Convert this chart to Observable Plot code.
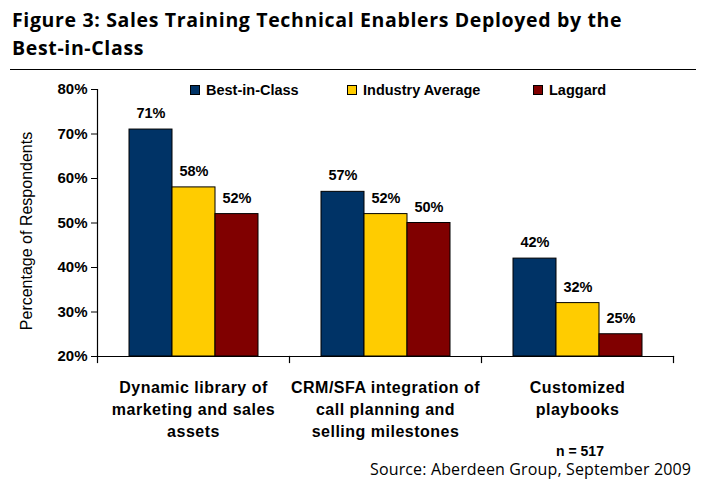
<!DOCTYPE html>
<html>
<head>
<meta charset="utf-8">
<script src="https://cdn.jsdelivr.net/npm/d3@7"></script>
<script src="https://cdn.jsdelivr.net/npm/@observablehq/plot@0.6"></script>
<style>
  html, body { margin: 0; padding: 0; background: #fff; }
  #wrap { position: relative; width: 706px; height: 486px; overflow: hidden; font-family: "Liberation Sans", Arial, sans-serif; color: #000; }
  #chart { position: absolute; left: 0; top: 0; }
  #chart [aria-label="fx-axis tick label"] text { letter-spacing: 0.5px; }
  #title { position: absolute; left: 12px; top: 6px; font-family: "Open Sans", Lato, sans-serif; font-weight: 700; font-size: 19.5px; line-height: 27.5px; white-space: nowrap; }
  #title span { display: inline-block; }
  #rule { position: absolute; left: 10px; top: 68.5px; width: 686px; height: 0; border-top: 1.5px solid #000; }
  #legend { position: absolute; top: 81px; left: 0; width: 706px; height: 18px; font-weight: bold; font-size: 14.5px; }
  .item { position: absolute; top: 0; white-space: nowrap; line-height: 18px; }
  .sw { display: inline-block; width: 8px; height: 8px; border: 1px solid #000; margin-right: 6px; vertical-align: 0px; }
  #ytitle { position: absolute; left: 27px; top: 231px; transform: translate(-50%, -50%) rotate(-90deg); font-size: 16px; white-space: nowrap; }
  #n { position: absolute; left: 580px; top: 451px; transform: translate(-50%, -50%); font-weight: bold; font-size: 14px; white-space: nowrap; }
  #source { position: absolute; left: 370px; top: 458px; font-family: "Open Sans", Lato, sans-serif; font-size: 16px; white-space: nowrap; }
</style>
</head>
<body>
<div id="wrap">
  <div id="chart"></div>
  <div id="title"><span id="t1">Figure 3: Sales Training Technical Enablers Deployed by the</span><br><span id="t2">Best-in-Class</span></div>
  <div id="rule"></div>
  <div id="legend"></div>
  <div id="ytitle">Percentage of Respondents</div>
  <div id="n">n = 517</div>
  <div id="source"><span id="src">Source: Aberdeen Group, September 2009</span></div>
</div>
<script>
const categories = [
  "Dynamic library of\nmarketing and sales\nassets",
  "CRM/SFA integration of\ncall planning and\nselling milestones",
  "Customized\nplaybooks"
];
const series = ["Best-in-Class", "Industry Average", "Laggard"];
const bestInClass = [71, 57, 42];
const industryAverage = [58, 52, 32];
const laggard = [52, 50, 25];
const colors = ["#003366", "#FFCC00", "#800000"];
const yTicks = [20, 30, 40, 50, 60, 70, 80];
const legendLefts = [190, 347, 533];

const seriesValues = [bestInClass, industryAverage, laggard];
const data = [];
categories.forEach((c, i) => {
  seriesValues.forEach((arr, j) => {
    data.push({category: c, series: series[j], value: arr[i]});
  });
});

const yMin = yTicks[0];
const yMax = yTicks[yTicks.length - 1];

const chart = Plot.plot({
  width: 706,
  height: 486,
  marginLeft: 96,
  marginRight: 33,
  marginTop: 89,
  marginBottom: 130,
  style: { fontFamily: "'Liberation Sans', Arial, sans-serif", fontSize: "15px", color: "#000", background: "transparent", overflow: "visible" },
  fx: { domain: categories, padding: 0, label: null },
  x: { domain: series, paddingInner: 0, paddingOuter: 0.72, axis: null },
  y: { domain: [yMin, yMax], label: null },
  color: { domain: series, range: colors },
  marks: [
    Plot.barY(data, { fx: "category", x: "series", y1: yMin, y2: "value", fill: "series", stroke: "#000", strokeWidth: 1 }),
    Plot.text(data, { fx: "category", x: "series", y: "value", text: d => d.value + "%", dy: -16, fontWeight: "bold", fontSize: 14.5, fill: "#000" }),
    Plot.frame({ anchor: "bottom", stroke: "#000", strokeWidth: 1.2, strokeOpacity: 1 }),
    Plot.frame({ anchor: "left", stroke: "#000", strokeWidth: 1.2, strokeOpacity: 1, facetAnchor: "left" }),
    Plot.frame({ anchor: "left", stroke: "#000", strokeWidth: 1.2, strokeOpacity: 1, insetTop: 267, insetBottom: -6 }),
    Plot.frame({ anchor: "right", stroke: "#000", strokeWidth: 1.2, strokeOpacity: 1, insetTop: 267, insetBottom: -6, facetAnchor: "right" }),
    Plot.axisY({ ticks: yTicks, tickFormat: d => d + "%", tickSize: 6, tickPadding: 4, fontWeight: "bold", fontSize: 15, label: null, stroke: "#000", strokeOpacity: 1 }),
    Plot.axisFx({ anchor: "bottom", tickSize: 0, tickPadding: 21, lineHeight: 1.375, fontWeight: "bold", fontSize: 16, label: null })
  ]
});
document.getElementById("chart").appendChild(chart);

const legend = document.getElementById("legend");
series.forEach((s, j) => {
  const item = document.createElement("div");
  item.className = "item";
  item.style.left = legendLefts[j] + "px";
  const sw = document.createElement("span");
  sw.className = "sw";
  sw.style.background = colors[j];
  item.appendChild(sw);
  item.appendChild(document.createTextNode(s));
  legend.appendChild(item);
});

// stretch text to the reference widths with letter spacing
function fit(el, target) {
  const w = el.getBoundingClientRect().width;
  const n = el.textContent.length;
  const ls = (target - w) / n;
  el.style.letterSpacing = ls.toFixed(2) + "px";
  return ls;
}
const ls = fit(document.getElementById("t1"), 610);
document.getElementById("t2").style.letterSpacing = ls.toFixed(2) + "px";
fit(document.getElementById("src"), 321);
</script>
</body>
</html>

------------------------------------------------

> _Objective_
Copy each line exactly, and leave the pictures out of your copy.

> _Finished answer_
Convert this chart to Observable Plot code.
<!DOCTYPE html>
<html>
<head>
<meta charset="utf-8">
<script src="https://cdn.jsdelivr.net/npm/d3@7"></script>
<script src="https://cdn.jsdelivr.net/npm/@observablehq/plot@0.6"></script>
<style>
  html, body { margin: 0; padding: 0; background: #fff; }
  #wrap { position: relative; width: 706px; height: 486px; overflow: hidden; font-family: "Liberation Sans", Arial, sans-serif; color: #000; }
  #chart { position: absolute; left: 0; top: 0; }
  #chart [aria-label="fx-axis tick label"] text { letter-spacing: 0.5px; }
  #title { position: absolute; left: 12px; top: 6px; font-family: "Open Sans", Lato, sans-serif; font-weight: 700; font-size: 19.5px; line-height: 27.5px; white-space: nowrap; }
  #title span { display: inline-block; }
  #rule { position: absolute; left: 10px; top: 68.5px; width: 686px; height: 0; border-top: 1.5px solid #000; }
  #legend { position: absolute; top: 81px; left: 0; width: 706px; height: 18px; font-weight: bold; font-size: 14.5px; }
  .item { position: absolute; top: 0; white-space: nowrap; line-height: 18px; }
  .sw { display: inline-block; width: 8px; height: 8px; border: 1px solid #000; margin-right: 6px; vertical-align: 0px; }
  #ytitle { position: absolute; left: 27px; top: 231px; transform: translate(-50%, -50%) rotate(-90deg); font-size: 16px; white-space: nowrap; }
  #n { position: absolute; left: 580px; top: 451px; transform: translate(-50%, -50%); font-weight: bold; font-size: 14px; white-space: nowrap; }
  #source { position: absolute; left: 370px; top: 458px; font-family: "Open Sans", Lato, sans-serif; font-size: 16px; white-space: nowrap; }
</style>
</head>
<body>
<div id="wrap">
  <div id="chart"></div>
  <div id="title"><span id="t1">Figure 3: Sales Training Technical Enablers Deployed by the</span><br><span id="t2">Best-in-Class</span></div>
  <div id="rule"></div>
  <div id="legend"></div>
  <div id="ytitle">Percentage of Respondents</div>
  <div id="n">n = 517</div>
  <div id="source"><span id="src">Source: Aberdeen Group, September 2009</span></div>
</div>
<script>
const categories = [
  "Dynamic library of\nmarketing and sales\nassets",
  "CRM/SFA integration of\ncall planning and\nselling milestones",
  "Customized\nplaybooks"
];
const series = ["Best-in-Class", "Industry Average", "Laggard"];
const bestInClass = [71, 57, 42];
const industryAverage = [58, 52, 32];
const laggard = [52, 50, 25];
const colors = ["#003366", "#FFCC00", "#800000"];
const yTicks = [20, 30, 40, 50, 60, 70, 80];
const legendLefts = [190, 347, 533];

const seriesValues = [bestInClass, industryAverage, laggard];
const data = [];
categories.forEach((c, i) => {
  seriesValues.forEach((arr, j) => {
    data.push({category: c, series: series[j], value: arr[i]});
  });
});

const yMin = yTicks[0];
const yMax = yTicks[yTicks.length - 1];

const chart = Plot.plot({
  width: 706,
  height: 486,
  marginLeft: 96,
  marginRight: 33,
  marginTop: 89,
  marginBottom: 130,
  style: { fontFamily: "'Liberation Sans', Arial, sans-serif", fontSize: "15px", color: "#000", background: "transparent", overflow: "visible" },
  fx: { domain: categories, padding: 0, label: null },
  x: { domain: series, paddingInner: 0, paddingOuter: 0.72, axis: null },
  y: { domain: [yMin, yMax], label: null },
  color: { domain: series, range: colors },
  marks: [
    Plot.barY(data, { fx: "category", x: "series", y1: yMin, y2: "value", fill: "series", stroke: "#000", strokeWidth: 1 }),
    Plot.text(data, { fx: "category", x: "series", y: "value", text: d => d.value + "%", dy: -16, fontWeight: "bold", fontSize: 14.5, fill: "#000" }),
    Plot.frame({ anchor: "bottom", stroke: "#000", strokeWidth: 1.2, strokeOpacity: 1 }),
    Plot.frame({ anchor: "left", stroke: "#000", strokeWidth: 1.2, strokeOpacity: 1, facetAnchor: "left" }),
    Plot.frame({ anchor: "left", stroke: "#000", strokeWidth: 1.2, strokeOpacity: 1, insetTop: 267, insetBottom: -6 }),
    Plot.frame({ anchor: "right", stroke: "#000", strokeWidth: 1.2, strokeOpacity: 1, insetTop: 267, insetBottom: -6, facetAnchor: "right" }),
    Plot.axisY({ ticks: yTicks, tickFormat: d => d + "%", tickSize: 6, tickPadding: 4, fontWeight: "bold", fontSize: 15, label: null, stroke: "#000", strokeOpacity: 1 }),
    Plot.axisFx({ anchor: "bottom", tickSize: 0, tickPadding: 21, lineHeight: 1.375, fontWeight: "bold", fontSize: 16, label: null })
  ]
});
document.getElementById("chart").appendChild(chart);

const legend = document.getElementById("legend");
series.forEach((s, j) => {
  const item = document.createElement("div");
  item.className = "item";
  item.style.left = legendLefts[j] + "px";
  const sw = document.createElement("span");
  sw.className = "sw";
  sw.style.background = colors[j];
  item.appendChild(sw);
  item.appendChild(document.createTextNode(s));
  legend.appendChild(item);
});

// stretch text to the reference widths with letter spacing
function fit(el, target) {
  const w = el.getBoundingClientRect().width;
  const n = el.textContent.length;
  const ls = (target - w) / n;
  el.style.letterSpacing = ls.toFixed(2) + "px";
  return ls;
}
const ls = fit(document.getElementById("t1"), 610);
document.getElementById("t2").style.letterSpacing = ls.toFixed(2) + "px";
fit(document.getElementById("src"), 321);
</script>
</body>
</html>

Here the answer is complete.